#### ROWS ####
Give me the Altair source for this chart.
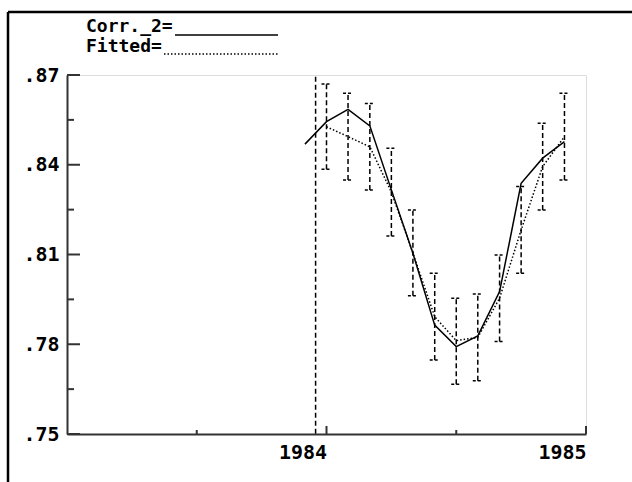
import altair as alt
import pandas as pd

# Observed (Corr._2) monthly series, Dec 1983 - Dec 1984
obs_year = [1983.917, 1984.000, 1984.083, 1984.167, 1984.250, 1984.333, 1984.417,
            1984.500, 1984.583, 1984.667, 1984.750, 1984.833, 1984.917]
obs_value = [0.8469, 0.8544, 0.8585, 0.8530, 0.8316, 0.8104, 0.7864,
             0.7792, 0.7828, 0.7976, 0.8338, 0.8422, 0.8477]

# Fitted series with its confidence band, Jan - Dec 1984
fit_year = [1984.000, 1984.083, 1984.167, 1984.250, 1984.333, 1984.417,
            1984.500, 1984.583, 1984.667, 1984.750, 1984.833, 1984.917]
fit_value = [0.8527, 0.8494, 0.8460, 0.8309, 0.8105, 0.7892,
             0.7812, 0.7823, 0.7954, 0.8182, 0.8394, 0.8494]
fit_low = [0.8385, 0.8349, 0.8316, 0.8162, 0.7962, 0.7747,
           0.7666, 0.7678, 0.7809, 0.8037, 0.8249, 0.8349]
fit_high = [0.8670, 0.8639, 0.8605, 0.8455, 0.8249, 0.8037,
            0.7954, 0.7968, 0.8098, 0.8327, 0.8539, 0.8639]

# Start-of-forecast marker
marker_year = [1983.958]
marker_top = [0.8694]

# Axis ticks
y_major = [0.75, 0.78, 0.81, 0.84, 0.87]
y_minor = [0.765, 0.795, 0.825, 0.855]
x_major = [1984, 1985]
x_minor = [1983.5, 1984.5]

FONT = "DejaVu Sans Mono"
W, H = 519, 359
INK = "#000000"
AXIS = "#333333"

obs = pd.DataFrame({"year": obs_year, "value": obs_value})
fit = pd.DataFrame({"year": fit_year, "value": fit_value, "lo": fit_low, "hi": fit_high})
marker = pd.DataFrame({"year": marker_year, "top": marker_top, "bottom": [y_major[0]]})

xs = alt.Scale(domain=[1983, 1985], nice=False, zero=False)
ys = alt.Scale(domain=[0.75, 0.87], nice=False, zero=False)

x_axis = alt.Axis(values=x_major, format="d", ticks=False, grid=False,
                  domainColor=AXIS, domainWidth=2, labelFont=FONT, labelFontSize=20,
                  labelFontWeight="bold", labelColor=INK, labelAlign="center",
                  labelOffset=-24, labelPadding=8, labelBaseline="top", title=None)
y_axis = alt.Axis(values=y_major, ticks=False, grid=False,
                  labelExpr="substring(format(datum.value, '.2f'), 1)",
                  domainColor=AXIS, domainWidth=2, labelFont=FONT, labelFontSize=20,
                  labelFontWeight="bold", labelColor=INK, labelPadding=8, title=None)

X = alt.X("year:Q", scale=xs, axis=x_axis)
Y = alt.Y("value:Q", scale=ys, axis=y_axis)

# Error bars around the fitted values
bars = alt.Chart(fit).mark_rule(color=INK, strokeWidth=1.5, strokeDash=[5, 3]).encode(
    x=alt.X("year:Q", scale=xs), y=alt.Y("lo:Q", scale=ys), y2="hi:Q")
caps_lo = alt.Chart(fit).mark_rule(color=INK, strokeWidth=1.5, strokeDash=[3, 2],
                                   xOffset=-5, x2Offset=5).encode(
    x=alt.X("year:Q", scale=xs), x2="year:Q", y=alt.Y("lo:Q", scale=ys))
caps_hi = alt.Chart(fit).mark_rule(color=INK, strokeWidth=1.5, strokeDash=[3, 2],
                                   xOffset=-5, x2Offset=5).encode(
    x=alt.X("year:Q", scale=xs), x2="year:Q", y=alt.Y("hi:Q", scale=ys))

start = alt.Chart(marker).mark_rule(color=INK, strokeWidth=1.5, strokeDash=[5, 3]).encode(
    x=alt.X("year:Q", scale=xs), y=alt.Y("top:Q", scale=ys), y2="bottom:Q")

obs_line = alt.Chart(obs).mark_line(color=INK, strokeWidth=1.5).encode(x=X, y=Y)
fit_line = alt.Chart(fit).mark_line(color=INK, strokeWidth=1.5, strokeDash=[1.5, 2]).encode(
    x=alt.X("year:Q", scale=xs), y=alt.Y("value:Q", scale=ys))

# Inward-pointing axis ticks
def yticks(vals, length):
    return alt.Chart(pd.DataFrame({"v": vals})).mark_rule(color=AXIS, strokeWidth=2).encode(
        y=alt.Y("v:Q", scale=ys), x=alt.value(0), x2=alt.value(length))

def xticks(vals, length):
    return alt.Chart(pd.DataFrame({"v": vals})).mark_rule(color=AXIS, strokeWidth=2).encode(
        x=alt.X("v:Q", scale=xs), y=alt.value(H), y2=alt.value(H - length))

one = pd.DataFrame({"k": [0]})

def label(text, x, y):
    return alt.Chart(one).mark_text(font=FONT, fontSize=18, fontWeight="bold", color=INK,
                                    align="left", baseline="alphabetic").encode(
        x=alt.value(x), y=alt.value(y), text=alt.value(text))

def key_line(x1, x2, y, dash=None):
    kw = dict(color=INK, strokeWidth=1.5)
    if dash:
        kw["strokeDash"] = dash
    return alt.Chart(one).mark_rule(**kw).encode(x=alt.value(x1), x2=alt.value(x2), y=alt.value(y))

# Outer frame (top and left edges)
frame_top = alt.Chart(one).mark_rule(color=INK, strokeWidth=2.5).encode(
    x=alt.value(-59), x2=alt.value(565), y=alt.value(-63))
frame_left = alt.Chart(one).mark_rule(color=INK, strokeWidth=2.5).encode(
    x=alt.value(-59), y=alt.value(-63), y2=alt.value(407))

chart = alt.layer(
    frame_top, frame_left,
    start, bars, caps_lo, caps_hi, fit_line, obs_line,
    yticks(y_major, 13), yticks(y_minor, 7), xticks(x_major, 8), xticks(x_minor, 4),
    label("Corr._2=", 19, -43), key_line(108, 211, -40),
    label("Fitted=", 19, -23), key_line(97, 211, -21, [1.5, 2]),
).properties(
    width=W, height=H,
    autosize=alt.AutoSizeParams(type="none"),
    padding={"left": 67, "top": 75, "right": 46, "bottom": 48},
).configure_view(stroke=None).configure(background="white")

chart.save("out.html", embed_options={"renderer": "svg", "actions": False})
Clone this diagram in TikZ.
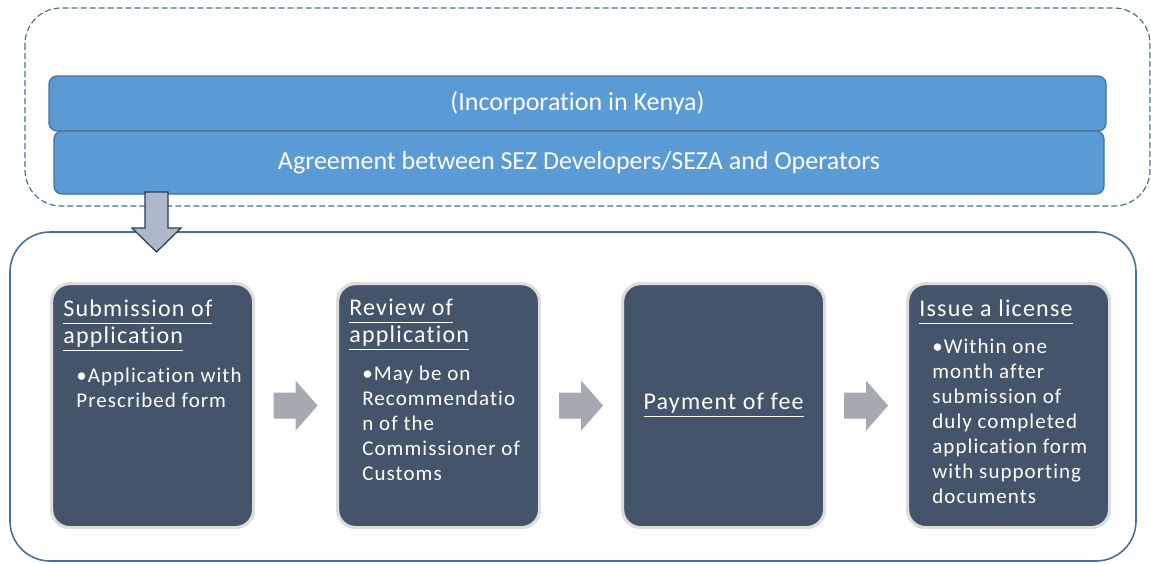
\documentclass[tikz,border=0pt]{standalone}
\usepackage{fontspec}
\setmainfont{Carlito}[Ligatures={NoCommon}]
\newfontfamily\spacedfont{Carlito}[LetterSpace=5, Ligatures={NoCommon}]
\usetikzlibrary{positioning,calc}

\definecolor{barblue}{HTML}{5B9BD5}
\definecolor{barline}{HTML}{41719C}
\definecolor{slate}{HTML}{44546A}
\definecolor{rimgray}{HTML}{DDDDDD}
\definecolor{chevgray}{HTML}{A6A9B0}
\definecolor{dropfill}{HTML}{ADB9CA}
\definecolor{dropline}{HTML}{2E3A4A}

% underlined step title, same rule depth on every line
\newcommand\hd[1]{\underline{#1\vphantom{gp}}}

\begin{document}
\begin{tikzpicture}[
    x=0.5pt, y=-0.5pt,
    bar/.style={draw=barline, fill=barblue, rounded corners=4pt, line width=0.6pt,
        text=white, font=\fontsize{13}{15}\selectfont},
    stage/.style={draw=rimgray, fill=slate, line width=1.6pt, rounded corners=9pt,
        minimum width=101pt, minimum height=122pt, anchor=north west},
    heading/.style={text=white, font=\spacedfont\fontsize{12}{13.5}\selectfont,
        align=left, inner sep=0pt, anchor=north west},
    bullets/.style={text=white, font=\spacedfont\fontsize{10.5}{12.5}\selectfont,
        align=left, inner sep=0pt, anchor=north west},
    chevron/.style={fill=chevgray}
]
\useasboundingbox (0,0) rectangle (1151,563);

% frames
\draw[barline, line width=0.6pt, dash pattern=on 3pt off 1.5pt, rounded corners=18pt]
    (25,8) rectangle (1150,206);
\draw[barline, line width=0.8pt, rounded corners=20pt] (10,232) rectangle (1136,561);

% top bars
\node[bar, minimum width=528.5pt, minimum height=27.5pt] (inc) at (577.5,103.5) {(Incorporation in Kenya)};
\node[bar, minimum width=525pt, minimum height=31.5pt] (agr) at (579,162.5) {Agreement between SEZ Developers/SEZA and Operators};

% drop arrow into the steps
\coordinate (drop) at (156.5,192);
\draw[dropline, fill=dropfill, line width=0.6pt]
    (drop) ++(-11.5,0) -- ++(23,0) -- ++(0,36) -- ++(13,0) -- ++(-24.5,24)
    -- ++(-24.5,-24) -- ++(13,0) -- cycle;

% steps
\node[stage] (s1) at (50,282) {};
\node[stage] (s2) at (336,282) {};
\node[stage] (s3) at (621,282) {};
\node[stage] (s4) at (906,282) {};

\node[heading] (h1) at ([shift={(13,17)}]s1.north west) {\hd{Submission of}\\\hd{application}};
\node[bullets] (p1) at ([shift={(13,16)}]h1.south west) {\textbullet Application with\\Prescribed form};

\node[heading] (h2) at ([shift={(13,17)}]s2.north west) {\hd{Review of}\\\hd{application}};
\node[bullets] (p2) at ([shift={(13,14)}]h2.south west) {\textbullet May be on\\Recommendatio\\n of the\\Commissioner of\\Customs};

\node[heading, anchor=center] (h3) at (s3.center) {\hd{Payment of fee}};

\node[heading] (h4) at ([shift={(13,17)}]s4.north west) {\hd{Issue a license}};
\node[bullets] (p4) at ([shift={(13,14)}]h4.south west) {\textbullet Within one\\month after\\submission of\\duly completed\\application form\\with supporting\\documents};

% arrows between steps
\foreach \a/\b in {s1/s2, s2/s3, s3/s4} {
    \path ($(\a.east)!0.5!(\b.west)$) coordinate (m);
    \fill[chevron] (m) ++(-22,-13) -- ++(22,0) -- ++(0,-12) -- ++(22,25)
        -- ++(-22,25) -- ++(0,-12) -- ++(-22,0) -- cycle;
}
\end{tikzpicture}
\end{document}
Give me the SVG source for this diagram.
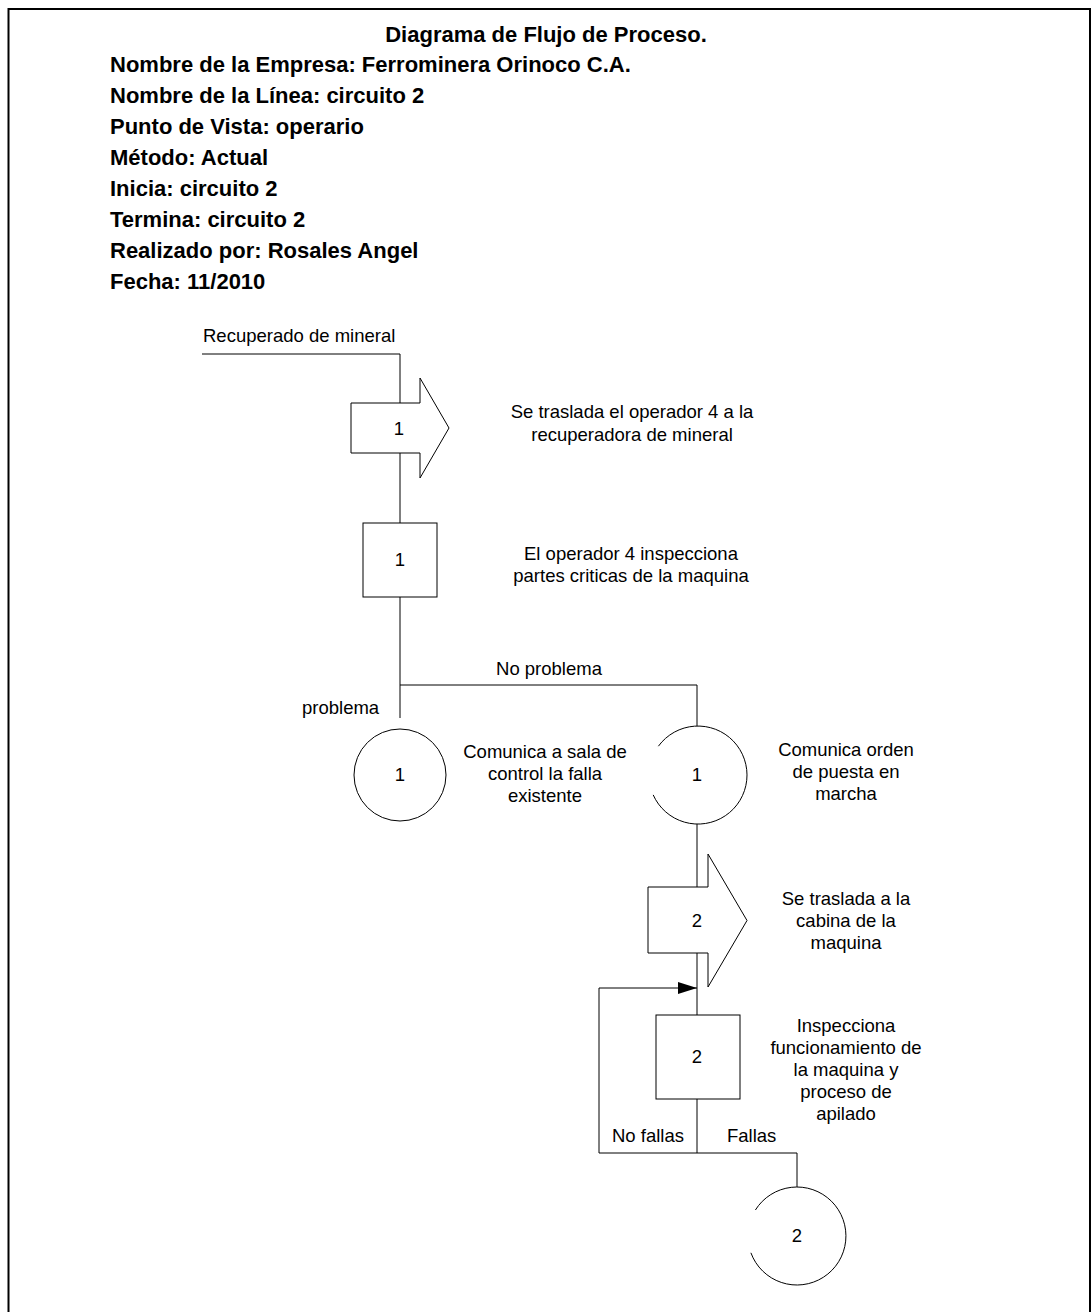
####
- [WHAT YOU HAVE TO DO] Please take the lines from the beginning of the data above through the line holding "0.7792, 0.7828, 0.7976, 0.8338, 0.8422, 0.8477]" and transcribe them exactly, without any pictures.

- [RESULT OF THE TASK]
Give me the Altair source for this chart.
import altair as alt
import pandas as pd

# Observed (Corr._2) monthly series, Dec 1983 - Dec 1984
obs_year = [1983.917, 1984.000, 1984.083, 1984.167, 1984.250, 1984.333, 1984.417,
            1984.500, 1984.583, 1984.667, 1984.750, 1984.833, 1984.917]
obs_value = [0.8469, 0.8544, 0.8585, 0.8530, 0.8316, 0.8104, 0.7864,
             0.7792, 0.7828, 0.7976, 0.8338, 0.8422, 0.8477]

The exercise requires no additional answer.